The main barriers to deploying an integrated software solution were cost, with 47% citing it as a factor, down from 67% in 2019, followed by 34% with business disruption, finding a solution right for their business 30% and 25% with data security. Cost is often associated with the misconception that ERP systems are only for larger businesses, and the lack of information about affordable subscription-based models.

This year’s findings reflect the huge impact the pandemic has had across any business that holds stock. Supply chain uncertainties exacerbated by Brexit and the pandemic have impacted companies’ profitability.

Many smaller businesses just don’t have the ability or money to stockpile products to meet pent up demand, and now with the fuel crisis and war, they are having to take a pragmatic approach to supply customers.

Positively there is a greater degree of acceptance of cloud technology and understanding that ERP systems are not just for larger companies. Manual processes are still a hindrance as are disparate systems, both of which lead to inefficiencies. A single view of a business, especially of inventory levels, and integrated technologies will lead to better profitability, increased productivity and accurate data for planning.
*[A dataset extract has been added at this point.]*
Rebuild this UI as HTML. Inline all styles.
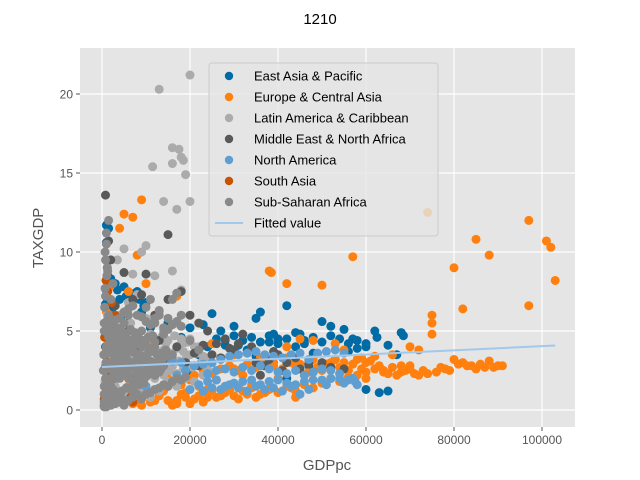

Retailers, caters and leisure facilities need to streamline their businesses like never before to ensure that they efficiently and quickly meet demand.”

Access to the full report is here: https://www.ogl.co.uk/profitability-in-uk-wholesale-businesses

OGL Software’s top 5 tips for a successful ERP implementation for catering and leisure businesses

1. Conduct a Business Process Review

2. Review and clean data – take the time to review and clean your customer, supplier and product data to ensure that only quality data is transferred to avoid further complication and data errors.

3. Select an ERP platform based on your future strategy and goals – choose a software solution that will grow with your business and support your needs in the future.

4. Don’t underestimate training – identify super users for each department so they can help to train staff moving forward, while taking ownership of business processes for their department.

5. Choose the right partner – invest in a software provider that can support you and help you to achieve maximum potential from your investment.

NB: survey was conducted in March 2022 and any comparison is to the same questions in September 2019. Respondents were given a number of options for each question.